We herein report that the morphology, size, and surface charge status of MIL-100(Fe) micro/nanoparticles can be tailored by adding a coordination modulator (HF or tetramethylammonium hydroxide) to the reaction system. Interestingly, the adsorption capacities of low-crystallinity MIL-100(Fe) and MIL-100(Fe)-TMA toward Congo red (CR) and acid chrome blue K (AC) were found to be significantly larger than that of the high-crystallinity MIL-100(Fe)-HF adsorbent, whereas there was little difference in the adsorption capacities of the three MIL-100(Fe) toward methyl orange (MO) and methylene blue (MB).
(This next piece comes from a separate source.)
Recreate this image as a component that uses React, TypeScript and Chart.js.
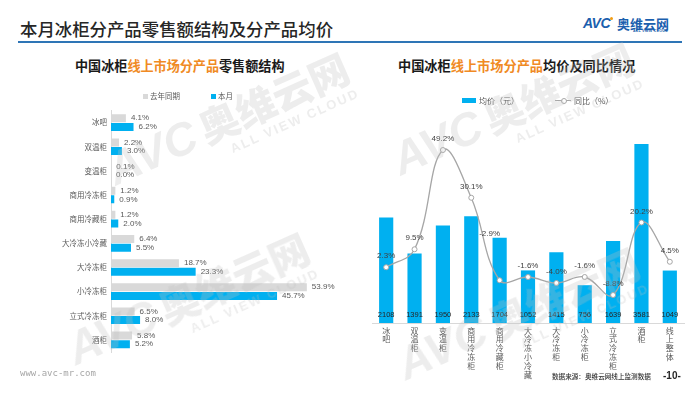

The adsorption uptake of MIL-100-(Fe)-TMA toward the anionic dyes (CR, AC, and MO) was found to be highest, whereas the adsorption uptake of MIL-100(Fe) toward the cationic dye (MB) was the highest owing to different adsorption mechanisms. This adsorption behavior could be rationalized based on the morphological characteristics and crystal structure defects, zeta potential, and pore volume of MIL-100(Fe) and the adsorption characteristics and molecular structure of the dye. It was revealed that the adsorption performance of MIL-100(Fe) micro/nanoparticles is governed by the synergistic interplay between electrostatic, hydrophobic, and pi-pi stacking interactions, pore volume, crystal structure defects, and steric hindrance of the adsorbent.